Sunday 6 January 2013

Haddiscoe Island

The weekend and time at last for some patch work, around lambing sheep and work that is.
Saturday started well with twin ram lambs born to my daughters favourite and our best show ewe, Mary. Things went a bit downhill when Saturday morning surgery threw 4 euthanasias at me. It was a relief to finish work and get home for the early afternoon.
Scanning the marshes from the bedroom a ringtail Hen Harrier drifted by heading south, always a great bird to see. We get just a few records annually at most, unlike Marsh Harrier which we see daily so it was a good bird for my patchwork challenge list. There followed a proper birding slog around a soggy patch which was hard work with birds seemingly keeping low in the dull, overcast conditions. Winter birds in particular appeared to be thin on the ground but I managed a total of 41 species, the highlights being a Woodcock flushed out of our alder wood, a singing Cetti's and a mixed flock of Siskin and Redpoll.
Checking the ewes in the evening I was rewarded with a flyover calling Wigeon, a duck that has become surprisingly scarce here in recent years. I think they've all been sucked in to the RSPB reserves either at Buckenham or Berney although conditions look ideal for them out here too.
Sunday dawned with a beautiful sunrise and 2 new lambs born with a bit of assistance. It was a lovely clear morning. These sunny days in midwinter always bring the rooks back to their rookery for a brief visit almost as if they're just checking everything is OK or maybe staking an early claim to a particular nesting spot and today was no exception.

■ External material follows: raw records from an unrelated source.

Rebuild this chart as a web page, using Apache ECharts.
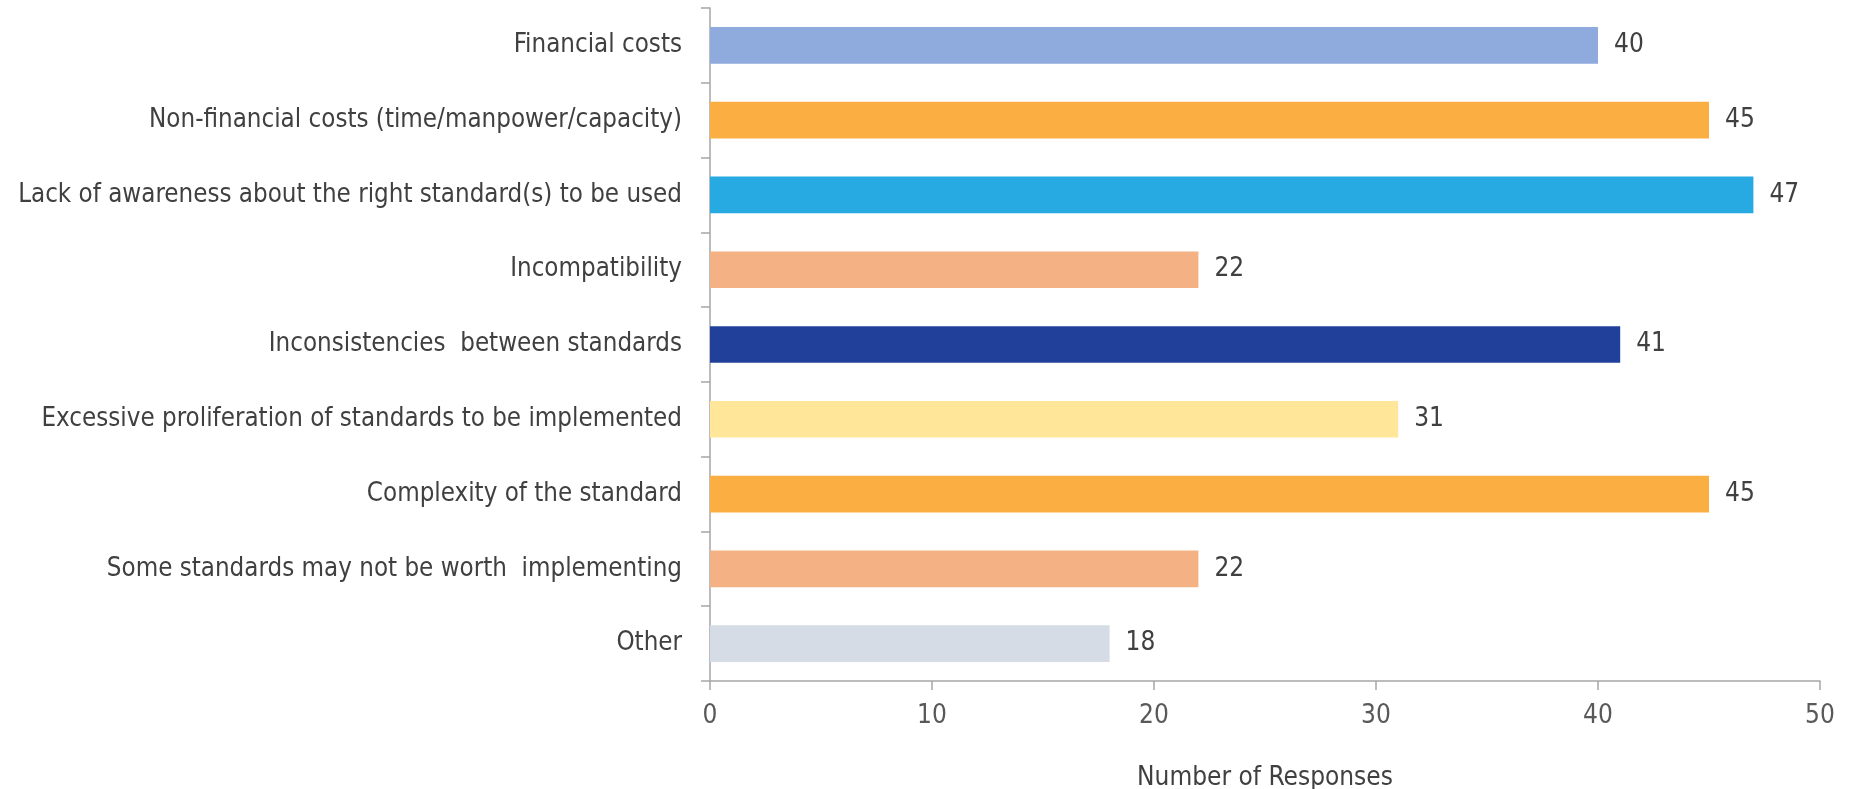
<!DOCTYPE html>
<html>
<head>
<meta charset="utf-8">
<script src="https://cdn.jsdelivr.net/npm/echarts@6/dist/echarts.min.js"></script>
<style>
html,body{margin:0;padding:0;background:#fff;}
#chart{width:1849px;height:789px;}
</style>
</head>
<body>
<div id="chart"></div>
<script>
const categories = [
  "Financial costs",
  "Non-financial costs (time/manpower/capacity)",
  "Lack of awareness about the right standard(s) to be used",
  "Incompatibility",
  "Inconsistencies  between standards",
  "Excessive proliferation of standards to be implemented",
  "Complexity of the standard",
  "Some standards may not be worth  implementing",
  "Other"
];
const responses = [40, 45, 47, 22, 41, 31, 45, 22, 18];
const barColors = ["#8FAADC", "#FBAE42", "#27A9E1", "#F4B183", "#21409A", "#FFE699", "#FBAE42", "#F4B183", "#D6DCE5"];
const xTicks = [0, 10, 20, 30, 40, 50];
const axisTitle = "Number of Responses";

const FONT = "'Liberation Sans Narrow', 'DejaVu Sans Condensed', sans-serif";
const chart = echarts.init(document.getElementById('chart'));
chart.setOption({
  animation: false,
  grid: { left: 710, right: 29, top: 8, bottom: 108, containLabel: false, outerBoundsMode: 'none' },
  xAxis: {
    type: 'value',
    min: xTicks[0],
    max: xTicks[xTicks.length - 1],
    interval: 10,
    name: axisTitle,
    nameLocation: 'middle',
    nameGap: 84,
    nameTextStyle: { fontFamily: FONT, fontSize: 26, color: '#404040' },
    axisLine: { show: true, lineStyle: { color: '#A6A6A6', width: 1.5 } },
    axisTick: { show: true, length: 9, lineStyle: { color: '#A6A6A6', width: 1.5 } },
    axisLabel: { fontFamily: FONT, fontSize: 26, color: '#595959', margin: 22 },
    splitLine: { show: false }
  },
  yAxis: {
    type: 'category',
    inverse: true,
    data: categories,
    axisLine: { show: true, lineStyle: { color: '#A6A6A6', width: 1.5 } },
    axisTick: { show: true, length: 9, inside: false, lineStyle: { color: '#A6A6A6', width: 1.5 } },
    axisLabel: { fontFamily: FONT, fontSize: 25.7, color: '#404040', margin: 28 }
  },
  series: [{
    type: 'bar',
    data: responses.map((v, i) => ({ value: v, itemStyle: { color: barColors[i] } })),
    barWidth: '49%',
    label: {
      show: true,
      position: 'right',
      distance: 16,
      fontFamily: FONT,
      fontSize: 26,
      color: '#404040'
    }
  }]
});
</script>
</body>
</html>
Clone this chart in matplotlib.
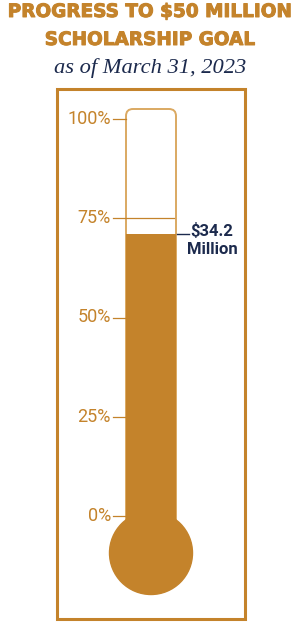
import matplotlib
matplotlib.use('agg')
import matplotlib.pyplot as plt
import matplotlib.transforms as mtransforms
import matplotlib.patheffects as pe
from matplotlib.patches import FancyBboxPatch, Ellipse, Rectangle

title_lines = ['PROGRESS TO $50 MILLION', 'SCHOLARSHIP GOAL']
date_label = 'as of March 31, 2023'
tick_values = [0, 25, 50, 75, 100]
tick_labels = ['0%', '25%', '50%', '75%', '100%']
raised_pct = 71  # fill level as drawn in the graphic
raised_label = '$34.2\nMillion'

GOLD = '#c4832b'
LIGHT = '#dba962'
NAVY = '#1c2a4d'

W, H = 301, 633
fig = plt.figure(figsize=(W / 100, H / 100), dpi=100)
ax = fig.add_axes([0, 0, 1, 1])

# y axis in percent of goal; 0% sits 516px from the top, 100% at 119px
y0_px, y100_px = 516, 119
ppu = (y0_px - y100_px) / 100.0


def py(px):
    return (y0_px - px) / ppu


ax.set_xlim(0, W)
ax.set_ylim(py(H), py(0))
ax.axis('off')

# frame
ax.add_patch(Rectangle((57, py(619)), 188, py(89) - py(619), fill=False,
                       ec=GOLD, lw=2.2))

cx = 151
bulb_y = py(553)

# tube
tube = FancyBboxPatch((126, bulb_y), 50, py(109) - bulb_y,
                      boxstyle='round,pad=0,rounding_size=7',
                      mutation_aspect=1 / ppu, fc='white', ec=LIGHT, lw=1.4,
                      zorder=1)
ax.add_patch(tube)

# fill
ax.bar(cx, raised_pct - bulb_y, bottom=bulb_y, width=50.5, color=GOLD,
       zorder=2)
ax.add_patch(Ellipse((cx, bulb_y), 83, 83 / ppu, color=GOLD, zorder=2))

# ticks
for v, lab in zip(tick_values, tick_labels):
    x_end = 174 if v > raised_pct else 126
    if v == 100:
        x_end = 126
    ax.plot([113, x_end], [v, v], color=GOLD, lw=0.9, zorder=3)
    ax.text(111, v, lab, ha='right', va='center', color=GOLD,
            fontsize=13, family='Roboto')

# callout
ax.plot([177, 189], [raised_pct, raised_pct], color=NAVY, lw=1, zorder=3)
off = mtransforms.offset_copy(ax.transData, fig=fig, x=0, y=-6, units='dots')
ax.text(212, raised_pct, raised_label, ha='center', va='center', color=NAVY,
        fontsize=12, fontweight='bold', family='Roboto', linespacing=1.2,
        transform=off)

# titles
heavy = [pe.withStroke(linewidth=0.7, foreground=GOLD)]
for i, line in enumerate(title_lines):
    fig.text(0.5, 1 - (12 + 28 * i) / H, line, ha='center', va='center',
             color=GOLD, fontsize=13.3, fontweight='bold',
             family='DejaVu Sans', path_effects=heavy)
fig.text(0.5, 1 - 68 / H, date_label, ha='center', va='center',
         color=NAVY, fontsize=16.2, style='italic', family='Liberation Serif')

fig.savefig('out.png', dpi=100)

There was much chatty cawing going on in the tops of the trees. With nothing looking imminent in the lambing field there was time to head over to Haddiscoe Island and the New Cut which I have included in my Patchwork Challenge area.

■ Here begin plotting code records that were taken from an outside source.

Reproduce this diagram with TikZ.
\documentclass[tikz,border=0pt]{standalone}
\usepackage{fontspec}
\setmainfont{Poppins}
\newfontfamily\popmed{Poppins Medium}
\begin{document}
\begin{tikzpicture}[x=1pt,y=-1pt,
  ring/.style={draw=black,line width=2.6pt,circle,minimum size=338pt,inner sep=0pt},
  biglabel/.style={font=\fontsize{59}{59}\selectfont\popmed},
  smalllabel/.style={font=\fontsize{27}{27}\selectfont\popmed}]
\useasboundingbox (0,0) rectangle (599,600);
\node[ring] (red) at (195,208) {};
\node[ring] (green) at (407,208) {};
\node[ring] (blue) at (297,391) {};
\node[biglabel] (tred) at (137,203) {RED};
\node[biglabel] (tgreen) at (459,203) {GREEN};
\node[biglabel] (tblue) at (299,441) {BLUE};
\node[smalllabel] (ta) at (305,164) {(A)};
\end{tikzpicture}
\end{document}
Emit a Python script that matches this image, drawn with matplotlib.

Husband is doing Foot It this January so he had already plodded off on the 2.5 mile walk across the marshes towards the New Cut. With less time as I didn't want to leave the ewes unattended for too long I went the easy way and drove but not before I had heard a Mistle Thrush singing, a species he's not guaranteed to get in January.

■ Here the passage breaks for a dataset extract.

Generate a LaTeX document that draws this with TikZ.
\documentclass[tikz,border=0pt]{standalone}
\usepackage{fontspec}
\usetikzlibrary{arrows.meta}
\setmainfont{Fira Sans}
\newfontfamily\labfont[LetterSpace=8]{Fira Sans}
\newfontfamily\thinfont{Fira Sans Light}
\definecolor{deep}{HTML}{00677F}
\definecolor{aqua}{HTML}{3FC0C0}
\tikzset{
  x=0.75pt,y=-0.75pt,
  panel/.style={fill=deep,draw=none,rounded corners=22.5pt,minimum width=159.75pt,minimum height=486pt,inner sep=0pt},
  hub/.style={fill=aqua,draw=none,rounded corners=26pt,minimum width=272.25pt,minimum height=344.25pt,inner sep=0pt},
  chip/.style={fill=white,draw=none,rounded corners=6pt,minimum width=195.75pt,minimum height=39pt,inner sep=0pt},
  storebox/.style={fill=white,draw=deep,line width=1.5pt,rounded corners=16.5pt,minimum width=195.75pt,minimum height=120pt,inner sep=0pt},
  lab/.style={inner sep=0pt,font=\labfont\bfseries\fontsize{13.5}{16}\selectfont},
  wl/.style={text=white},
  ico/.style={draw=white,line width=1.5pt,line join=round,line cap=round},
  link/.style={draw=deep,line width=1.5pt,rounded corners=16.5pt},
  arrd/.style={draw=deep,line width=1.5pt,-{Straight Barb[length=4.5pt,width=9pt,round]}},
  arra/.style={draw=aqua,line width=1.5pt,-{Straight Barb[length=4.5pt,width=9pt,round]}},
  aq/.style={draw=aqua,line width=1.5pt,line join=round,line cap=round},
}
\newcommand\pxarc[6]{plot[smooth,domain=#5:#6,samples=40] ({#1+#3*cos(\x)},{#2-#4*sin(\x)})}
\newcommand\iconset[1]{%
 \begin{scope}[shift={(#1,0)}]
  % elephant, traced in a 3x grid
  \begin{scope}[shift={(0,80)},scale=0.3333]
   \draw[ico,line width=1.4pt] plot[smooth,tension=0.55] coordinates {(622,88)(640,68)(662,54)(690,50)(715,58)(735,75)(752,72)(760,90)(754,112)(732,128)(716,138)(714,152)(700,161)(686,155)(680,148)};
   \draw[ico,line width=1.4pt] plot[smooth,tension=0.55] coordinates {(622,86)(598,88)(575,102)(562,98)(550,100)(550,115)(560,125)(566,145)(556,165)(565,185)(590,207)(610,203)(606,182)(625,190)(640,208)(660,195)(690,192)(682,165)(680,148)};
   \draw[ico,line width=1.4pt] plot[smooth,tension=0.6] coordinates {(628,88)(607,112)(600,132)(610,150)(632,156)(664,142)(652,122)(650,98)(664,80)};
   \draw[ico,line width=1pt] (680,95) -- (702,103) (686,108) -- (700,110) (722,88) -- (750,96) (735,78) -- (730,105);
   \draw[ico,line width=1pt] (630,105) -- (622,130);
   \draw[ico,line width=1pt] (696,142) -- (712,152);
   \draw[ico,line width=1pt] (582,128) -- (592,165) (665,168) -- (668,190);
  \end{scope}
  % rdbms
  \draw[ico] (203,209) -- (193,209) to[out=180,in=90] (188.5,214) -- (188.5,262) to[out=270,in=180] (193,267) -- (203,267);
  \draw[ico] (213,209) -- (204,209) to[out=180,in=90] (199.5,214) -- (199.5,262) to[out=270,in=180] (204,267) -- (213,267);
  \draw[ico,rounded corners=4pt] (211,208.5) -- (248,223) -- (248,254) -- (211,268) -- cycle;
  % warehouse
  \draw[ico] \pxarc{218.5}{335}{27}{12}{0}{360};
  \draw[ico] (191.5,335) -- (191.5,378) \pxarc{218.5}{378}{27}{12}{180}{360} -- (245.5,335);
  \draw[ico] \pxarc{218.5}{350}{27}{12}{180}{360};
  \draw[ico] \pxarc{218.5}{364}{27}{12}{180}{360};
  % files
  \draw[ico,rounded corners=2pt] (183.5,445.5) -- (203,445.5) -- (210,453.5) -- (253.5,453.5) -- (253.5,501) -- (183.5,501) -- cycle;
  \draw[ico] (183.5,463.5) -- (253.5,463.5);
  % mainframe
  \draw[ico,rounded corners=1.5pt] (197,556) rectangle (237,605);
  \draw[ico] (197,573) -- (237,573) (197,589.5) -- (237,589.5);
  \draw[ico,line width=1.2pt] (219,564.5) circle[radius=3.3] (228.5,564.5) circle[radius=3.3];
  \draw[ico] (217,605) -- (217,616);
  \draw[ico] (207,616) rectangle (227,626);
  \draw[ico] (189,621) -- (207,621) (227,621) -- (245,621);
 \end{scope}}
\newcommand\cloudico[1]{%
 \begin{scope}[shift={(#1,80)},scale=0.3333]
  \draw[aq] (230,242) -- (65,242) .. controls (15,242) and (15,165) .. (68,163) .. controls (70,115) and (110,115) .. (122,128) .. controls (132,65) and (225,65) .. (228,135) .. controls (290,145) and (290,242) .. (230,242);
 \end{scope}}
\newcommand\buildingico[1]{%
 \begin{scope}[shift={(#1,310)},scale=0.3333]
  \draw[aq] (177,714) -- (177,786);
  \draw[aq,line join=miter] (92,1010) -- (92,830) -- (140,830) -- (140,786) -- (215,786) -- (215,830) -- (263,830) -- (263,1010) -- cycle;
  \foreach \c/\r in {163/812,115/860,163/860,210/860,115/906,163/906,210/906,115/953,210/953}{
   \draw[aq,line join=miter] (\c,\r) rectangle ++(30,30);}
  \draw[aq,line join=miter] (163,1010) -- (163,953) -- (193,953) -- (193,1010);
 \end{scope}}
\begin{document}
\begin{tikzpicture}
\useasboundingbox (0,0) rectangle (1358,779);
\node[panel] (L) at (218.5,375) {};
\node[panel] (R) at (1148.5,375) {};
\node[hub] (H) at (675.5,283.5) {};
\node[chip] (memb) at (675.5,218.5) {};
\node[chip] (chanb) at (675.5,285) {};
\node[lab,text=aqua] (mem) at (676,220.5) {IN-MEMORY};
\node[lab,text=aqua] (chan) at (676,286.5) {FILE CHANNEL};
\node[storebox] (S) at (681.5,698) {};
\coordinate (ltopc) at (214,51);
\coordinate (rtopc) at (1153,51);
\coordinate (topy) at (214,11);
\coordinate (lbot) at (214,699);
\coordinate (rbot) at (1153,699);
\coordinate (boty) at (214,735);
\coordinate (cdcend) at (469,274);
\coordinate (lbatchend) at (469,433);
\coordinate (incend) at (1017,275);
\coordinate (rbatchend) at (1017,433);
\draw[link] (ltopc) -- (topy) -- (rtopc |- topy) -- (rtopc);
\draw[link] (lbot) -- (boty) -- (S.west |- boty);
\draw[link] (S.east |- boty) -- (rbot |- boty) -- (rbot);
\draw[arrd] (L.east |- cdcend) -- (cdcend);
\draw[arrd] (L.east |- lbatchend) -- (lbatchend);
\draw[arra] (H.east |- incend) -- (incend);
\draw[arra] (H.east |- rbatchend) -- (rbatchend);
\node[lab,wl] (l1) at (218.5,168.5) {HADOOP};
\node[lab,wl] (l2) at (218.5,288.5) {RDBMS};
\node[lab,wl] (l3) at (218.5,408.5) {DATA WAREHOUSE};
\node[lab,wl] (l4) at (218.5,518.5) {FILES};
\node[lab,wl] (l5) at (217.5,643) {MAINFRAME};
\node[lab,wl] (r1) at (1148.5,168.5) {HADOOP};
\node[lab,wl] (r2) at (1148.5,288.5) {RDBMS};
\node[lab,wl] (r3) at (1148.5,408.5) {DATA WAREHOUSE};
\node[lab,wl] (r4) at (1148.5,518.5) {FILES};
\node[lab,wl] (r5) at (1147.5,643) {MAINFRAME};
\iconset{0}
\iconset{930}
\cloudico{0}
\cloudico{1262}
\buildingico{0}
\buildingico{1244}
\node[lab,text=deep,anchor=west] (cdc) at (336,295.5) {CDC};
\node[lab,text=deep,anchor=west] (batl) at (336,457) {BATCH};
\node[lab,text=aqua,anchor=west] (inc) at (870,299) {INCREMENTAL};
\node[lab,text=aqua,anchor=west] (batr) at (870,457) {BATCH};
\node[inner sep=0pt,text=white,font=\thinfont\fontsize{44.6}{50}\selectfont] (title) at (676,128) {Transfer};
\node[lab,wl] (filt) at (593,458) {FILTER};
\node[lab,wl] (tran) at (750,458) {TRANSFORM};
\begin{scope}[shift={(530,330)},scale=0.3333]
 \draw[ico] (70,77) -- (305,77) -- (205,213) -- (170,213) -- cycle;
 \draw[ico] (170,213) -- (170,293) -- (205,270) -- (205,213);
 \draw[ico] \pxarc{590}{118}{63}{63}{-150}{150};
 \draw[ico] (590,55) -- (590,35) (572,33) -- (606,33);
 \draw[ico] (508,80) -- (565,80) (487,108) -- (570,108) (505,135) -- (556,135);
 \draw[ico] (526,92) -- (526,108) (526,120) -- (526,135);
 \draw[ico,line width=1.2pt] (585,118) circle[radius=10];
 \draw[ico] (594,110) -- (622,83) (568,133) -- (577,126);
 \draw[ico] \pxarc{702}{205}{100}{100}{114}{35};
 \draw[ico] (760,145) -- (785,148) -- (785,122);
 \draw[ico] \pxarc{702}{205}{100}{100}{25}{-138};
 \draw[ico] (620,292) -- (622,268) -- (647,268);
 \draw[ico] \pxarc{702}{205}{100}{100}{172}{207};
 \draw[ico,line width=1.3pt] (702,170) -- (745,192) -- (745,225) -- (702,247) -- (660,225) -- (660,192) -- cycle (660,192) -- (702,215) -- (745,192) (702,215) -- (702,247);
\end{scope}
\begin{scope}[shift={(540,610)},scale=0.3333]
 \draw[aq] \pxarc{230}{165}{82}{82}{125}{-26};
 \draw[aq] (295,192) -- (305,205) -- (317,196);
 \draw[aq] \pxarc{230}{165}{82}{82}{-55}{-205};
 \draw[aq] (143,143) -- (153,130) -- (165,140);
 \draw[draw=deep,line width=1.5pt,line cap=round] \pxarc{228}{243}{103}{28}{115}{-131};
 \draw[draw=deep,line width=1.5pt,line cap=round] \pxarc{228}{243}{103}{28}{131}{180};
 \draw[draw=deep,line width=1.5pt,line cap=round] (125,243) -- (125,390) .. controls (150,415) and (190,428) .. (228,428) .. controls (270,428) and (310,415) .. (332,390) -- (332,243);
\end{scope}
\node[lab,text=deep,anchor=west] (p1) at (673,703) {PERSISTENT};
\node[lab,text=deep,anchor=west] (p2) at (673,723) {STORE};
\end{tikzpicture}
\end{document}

Reaching the New Cut first I trudged out to our favoured vantage point about half way along the cut. There was a large flock of Pink-feet not far out on the marsh, a distant Short-eared Owl and 5 Bearded Tits in the reeds along the river but no sign of the Rough-legged Buzzard or Great White Egret. Husband eventually arrived having been rewarded for his effort with a small flock of Waxwings, Kingfisher and Yellowhammer. As if on cue the GW Egret walked out of some distant reeds in to the open then quickly out of sight. Of the Rough-leg there was still no sign. Intensive scanning produced more SE Owls including a much closer one and a Little Grebe on the river was another good patch bird. It was getting time for me to head back home but the GW Egret decided to put on a good show by flying out of hiding and into full view. Meanwhile husband had set off further down the Cut with the aim of getting to some hidden pools in the far distance in the hope of diving ducks, when he phoned me to say he had the Rough-leg. Deciding the sheep would be fine I route-marched to where he was standing to see the Rough-legged Buzzard perched in a field close to the Cut screened from our previous position by a stand of reeds. We had excellent, much closer views than most before the bird took off, flew the width of the Island and seemed to disappear either into or over Waveney Forest. Rushing anxiously home I found nothing whatsoever had happened in the lambing field ( and still nothing 7 hours later) but the mists rolled in across the marsh putting an end to the sunshine and birding.
My patchwork challenge list now stands at 64 sp and 75 points, a good start to the year.